Sherrod Brown slams NCUA chairman's pro-Trump posts
Sen. Sherrod Brown, D-Ohio, is calling on Rodney Hood, chairman of the National Credit Union Administration, to turn over a slew of documents and communications regarding his interactions with President Trump.
In an Oct. 23 letter to Hood, Brown called out the NCUA chairman for a series of online posts that he says could be “an attempt to inappropriately curry favor with the president, seriously compromising the independence of the agency you lead.”
The letter refers to a video posted to Twitter in early October in which Hood praised Trump’s leadership and said African-Americans had made greater gains under Trump than any other president in recent decades. Many questioned whether those remarks were appropriate coming from the head of a nonpartisan federal agency and how they might be seen had the chairman of a more high-profile regulator made them.
Brown also criticized Hood for a photo posted to LinkedIn of him and Trump at one of Trump’s golf courses.
“As chairman of the NCUA board, you are responsible for representing the ‘board and the National Credit Union Administration in its official relations with other branches of government’ and not the White House, the Trump Administration, or any political campaign,” Brown wrote.

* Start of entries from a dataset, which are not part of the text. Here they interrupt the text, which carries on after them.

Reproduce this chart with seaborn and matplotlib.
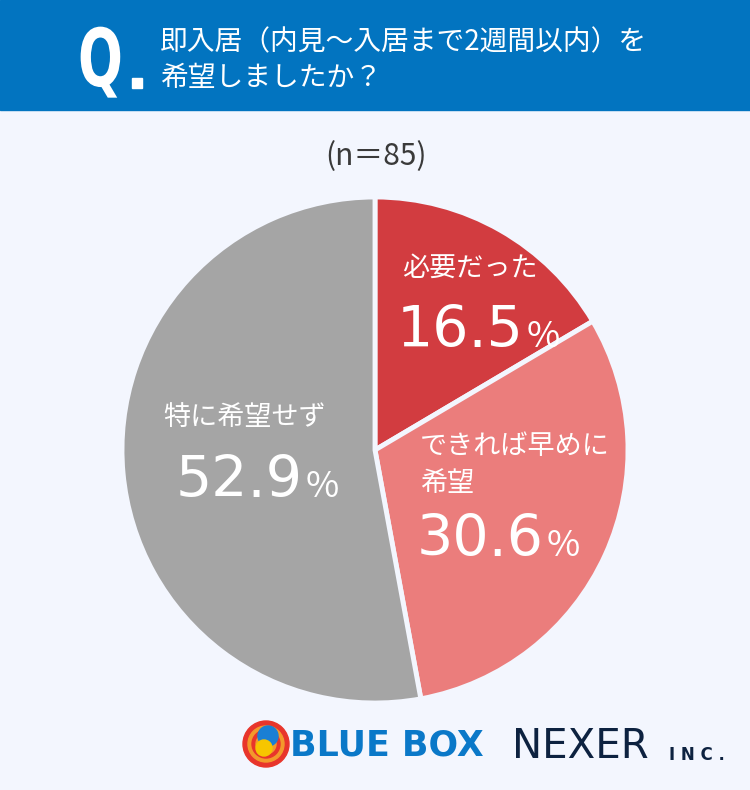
import matplotlib
matplotlib.use("Agg")
import matplotlib.pyplot as plt
import seaborn as sns
from matplotlib.patches import Rectangle, Circle, PathPatch
from matplotlib.textpath import TextPath
from matplotlib.font_manager import FontProperties
from matplotlib.transforms import Affine2D

# data
labels = ["必要だった", "できれば早めに\n希望", "特に希望せず"]
values = [16.5, 30.6, 52.9]
colors = ["#d23c40", "#eb7d7c", "#a5a5a5"]
n_total = 85
question = ["即入居（内見～入居まで2週間以内）を", "希望しましたか？"]

sns.set_theme(style="white")
plt.rcParams["font.family"] = ["Noto Sans CJK JP", "DejaVu Sans"]

W, H = 750, 790
BG = "#f3f6fe"
fig = plt.figure(figsize=(7.5, 7.9), dpi=100)
fig.patch.set_facecolor(BG)


def px(x, y):
    # pixel coords (from top-left) to figure fraction
    return x / W, 1 - y / H


# header band
fig.patches.append(Rectangle((0, 1 - 110 / H), 1, 110 / H, transform=fig.transFigure,
                             color="#0274c0", zorder=0))

# condensed bold "Q" drawn as a path (pixel space)
qpath = TextPath((0, 0), "Q", size=80, prop=FontProperties(family="DejaVu Sans", weight="bold"))
qt = Affine2D().scale(0.66, 1.0).translate(78, H - 86)
fig.patches.append(PathPatch(qt.transform_path(qpath), color="white", lw=0,
                             transform=None, zorder=2))
fig.patches.append(Rectangle((132 / W, 1 - 88 / H), 10 / W, 10 / H, transform=fig.transFigure,
                             color="white", zorder=2))
fig.text(*px(160, 42), question[0], color="white", fontsize=20, va="center", ha="left")
fig.text(*px(160, 78), question[1], color="white", fontsize=20, va="center", ha="left")

fig.text(*px(376, 157), f"(n＝{n_total})", color="#3a3a3a",
         fontsize=21.5, va="center", ha="center")

# pie
r = 253
cx, cy = 375, 450
ax = fig.add_axes([(cx - r) / W, (H - cy - r) / H, 2 * r / W, 2 * r / H])
ax.pie(values, colors=colors, startangle=90, counterclock=False,
       wedgeprops=dict(edgecolor=BG, linewidth=3.5))
ax.set_aspect("auto")
ax.set_xlim(-1, 1)
ax.set_ylim(-1, 1)
ax.axis("off")

renderer = fig.canvas.get_renderer()


def pct(x, y, v):
    t = fig.text(*px(x, y), f"{v}", color="white", fontsize=41,
                 family=["DejaVu Sans"], va="baseline", ha="left")
    bb = t.get_window_extent(renderer)
    fig.text(bb.x1 / W + 3 / W, px(x, y)[1], "%", color="white", fontsize=26,
             va="baseline", ha="left")


# slice labels
fig.text(*px(402, 268), labels[0], color="white", fontsize=19.5, va="center", ha="left")
pct(397, 347, values[0])

lab2 = labels[1].split("\n")
fig.text(*px(420, 446), lab2[0], color="white", fontsize=19.5, va="center", ha="left")
fig.text(*px(420, 483), lab2[1], color="white", fontsize=19.5, va="center", ha="left")
pct(417, 556, values[1])

fig.text(*px(163, 417), labels[2], color="white", fontsize=19.5, va="center", ha="left")
pct(176, 497, values[2])

# logos
lx, ly = 266, 744
for rad, col in [(23, "#e8352b"), (18, "#f39a2b"), (14, "#e8352b"), (10, "#f39a2b")]:
    fig.patches.append(Circle((lx, H - ly), rad, transform=None, color=col, zorder=3))
fig.patches.append(Circle((lx + 2, H - ly + 8), 10, transform=None, color="#1a7fd4", zorder=4))
fig.patches.append(Circle((lx - 2, H - ly - 4), 8, transform=None, color="#f7c600", zorder=4))
fig.text(*px(290, 746), "BLUE BOX", color="#0a78c8", fontsize=25, fontweight="black",
         family=["DejaVu Sans"], va="center", ha="left")
fig.text(*px(512, 747), "NEXER", color="#0d2240", fontsize=29,
         family=["DejaVu Sans"], va="center", ha="left")
fig.text(*px(669, 755), "I N C .", color="#0d2240", fontsize=12, fontweight="bold",
         family=["DejaVu Sans"], va="center", ha="left")

fig.savefig("out.png", dpi=100, facecolor=fig.get_facecolor())
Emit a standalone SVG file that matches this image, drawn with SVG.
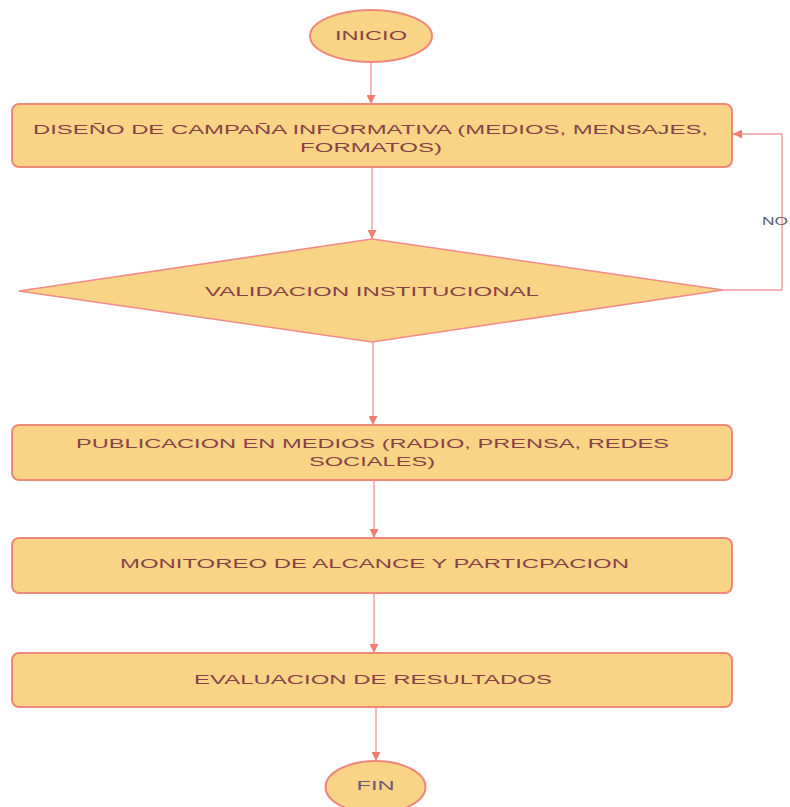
<svg xmlns="http://www.w3.org/2000/svg" width="790" height="807" viewBox="0 0 790 807">
<defs>
<marker id="arr" viewBox="0 0 10 10" refX="10" refY="5" markerWidth="9" markerHeight="9" markerUnits="userSpaceOnUse" orient="auto">
<path d="M0,0 L10,5 L0,10 z" fill="#F07C72"/>
</marker>
</defs>
<style>
.node{fill:#F9D486;stroke:#EF8878;stroke-width:2}
.dia{fill:#F9D486;stroke:#F08C88;stroke-width:1.6}
.lbl{font-family:"Liberation Sans",Arial,sans-serif;font-size:12.5px;fill:#864246;text-anchor:middle}
.conn{fill:none;stroke:#F29A9A;stroke-width:1.4}
.no{font-family:"Liberation Sans",Arial,sans-serif;font-size:10px;fill:#5A5C6C}
</style>
<rect width="790" height="807" fill="#FFFFFF"/>
<g id="connectors">
<path class="conn" d="M371 62 V104" marker-end="url(#arr)"/>
<path class="conn" d="M372 167 V239" marker-end="url(#arr)"/>
<path class="conn" d="M373 342 V425" marker-end="url(#arr)"/>
<path class="conn" d="M374 480 V538" marker-end="url(#arr)"/>
<path class="conn" d="M374 593 V653" marker-end="url(#arr)"/>
<path class="conn" d="M376 707 V761" marker-end="url(#arr)"/>
<path class="conn" d="M723 290 H782 V134 H733" marker-end="url(#arr)"/>
<text class="no" x="762" y="225" textLength="26" lengthAdjust="spacingAndGlyphs">NO</text>
</g>
<g id="inicio">
<ellipse class="node" cx="371" cy="36" rx="61" ry="26"/>
<text class="lbl" x="371" y="40" textLength="72" lengthAdjust="spacingAndGlyphs">INICIO</text>
</g>
<g id="diseno">
<rect class="node" x="12" y="104" width="720" height="63" rx="7"/>
<text class="lbl" x="370.5" y="133.5" textLength="675" lengthAdjust="spacingAndGlyphs">DISEÑO DE CAMPAÑA INFORMATIVA (MEDIOS, MENSAJES,</text>
<text class="lbl" x="371" y="152" textLength="142" lengthAdjust="spacingAndGlyphs">FORMATOS)</text>
</g>
<g id="validacion">
<polygon class="dia" points="372,239 723,290 372,342 19,291"/>
<text class="lbl" x="372" y="296" textLength="334" lengthAdjust="spacingAndGlyphs">VALIDACION INSTITUCIONAL</text>
</g>
<g id="publicacion">
<rect class="node" x="12" y="425" width="720" height="55" rx="7"/>
<text class="lbl" x="372.5" y="447.5" textLength="593" lengthAdjust="spacingAndGlyphs">PUBLICACION EN MEDIOS (RADIO, PRENSA, REDES</text>
<text class="lbl" x="372" y="466" textLength="126" lengthAdjust="spacingAndGlyphs">SOCIALES)</text>
</g>
<g id="monitoreo">
<rect class="node" x="12" y="538" width="720" height="55" rx="7"/>
<text class="lbl" x="374.5" y="567.5" textLength="509" lengthAdjust="spacingAndGlyphs">MONITOREO DE ALCANCE Y PARTICPACION</text>
</g>
<g id="evaluacion">
<rect class="node" x="12" y="653" width="720" height="54" rx="7"/>
<text class="lbl" x="373" y="683.5" textLength="358" lengthAdjust="spacingAndGlyphs">EVALUACION DE RESULTADOS</text>
</g>
<g id="fin">
<ellipse class="node" cx="375.5" cy="787" rx="50" ry="26"/>
<text class="lbl" x="375.5" y="790" textLength="38" lengthAdjust="spacingAndGlyphs" style="fill:#6A5878">FIN</text>
</g>
</svg>
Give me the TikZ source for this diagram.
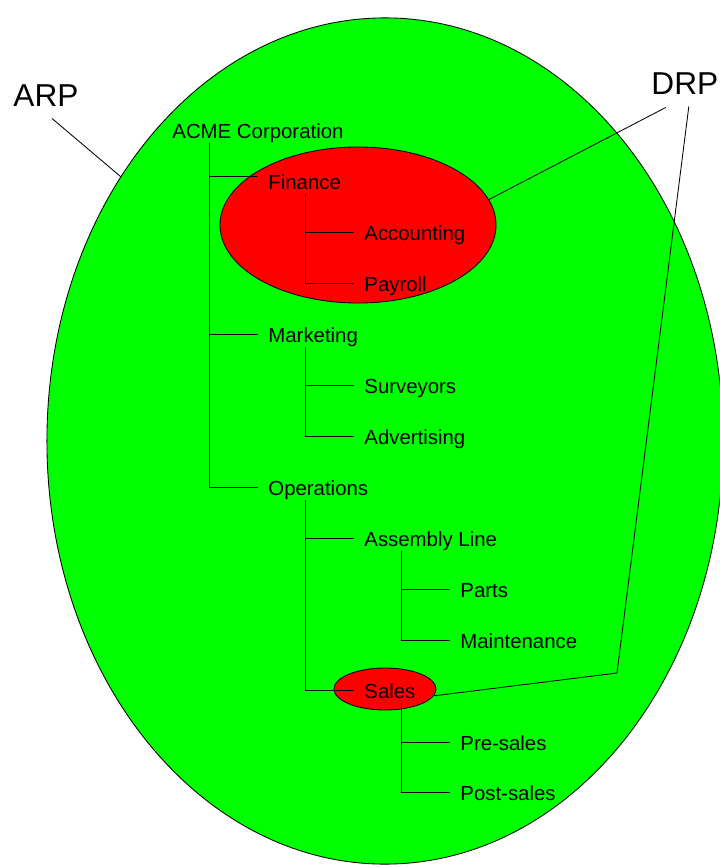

The senator — who as a member of the Senate Banking Committee took part in Hood’s confirmation hearing earlier this year — asked Hood to respond to a series of questions and provide documents by Nov. 6, including:
- Whether various government ethics officers were consulted in advance of the video posted to Twitter.
- Whether the White House approved the remarks in that video before it went online.
- If other NCUA board members were consulted in advance of the posts to Twitter and LinkedIn.
- Whether Hood's visit to Trump's golf course violates the Hatch Act and other ethics guidelines.
- Data backing up Hood’s claims about African-Americans’ success under Trump.
- A detailed list of all of Hood’s meetings with individuals or groups not directly associated with the NCUA.
“Politicizing an independent agency like the NCUA threatens our economy and puts working families at risk,” Brown said. “It is imperative that independent financial regulators insulate themselves from political pressures so that short-term political gains do not dictate the long-term stability of our financial system.”
The NCUA did not immediately respond to Credit Union Journal’s request for comment.